The Te Deum scene in Franco Zeffirelli's Tosca at the Met in 1999 Photo credit: Ruby Washington / The New York Times |
The Te Deum scene in Luc Bondy's Tosca in 2013 Photo credit: Andrea Mohin / The New York Times |
The second act worked better and had some interesting
off-libretto variations, such as the three prostitutes entertaining Scarpia
while he explains his preference of brutal lust over romantic love (“Ha più
forte / sapore la conquista violenta / che il mellifluo consenso”). The
torture scene with the bloodstained door letting in a cone of light and
Cavaradossi’s laments was also very effective.
The sets of Act Three were just weird and felt almost
incomplete, with an L-shaped fortress structure occupying less than a third of
the stage, and the remainder of the space just empty green-black darkness with
some streaks of white. If such parking-lot looking space was supposed to be the
river Tiber, it was just not represented very vividly.

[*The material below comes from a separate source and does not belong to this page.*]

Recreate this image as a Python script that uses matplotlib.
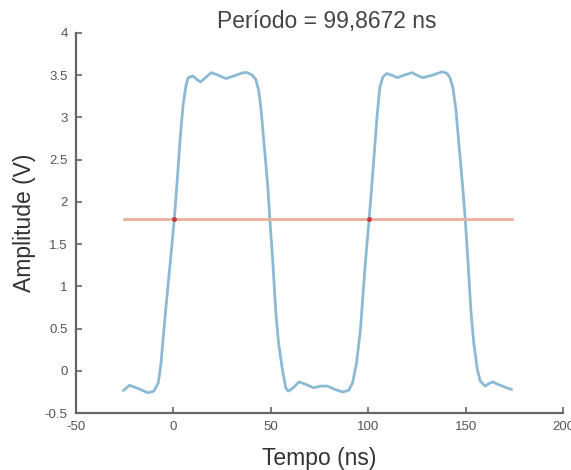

Photo credit: The Metropolitan Opera |
One thing that worked extremely well in Act Three, however,
was the very last scene, where Tosca runs up the stairs escaping Scarpia’s
henchmen and jumps off the ledge into the dark. This production shows Tosca’s
full body actually leaning out of the tower at an angle that looked extremely
credible, with the lights going to black while she’s almost mid-air,
cinematographically freezing the sight of Tosca in her extreme suicidal
gesture.
Lui: After a slow start in Act One, it was a chilling
finale to an emotionally-intense last two acts.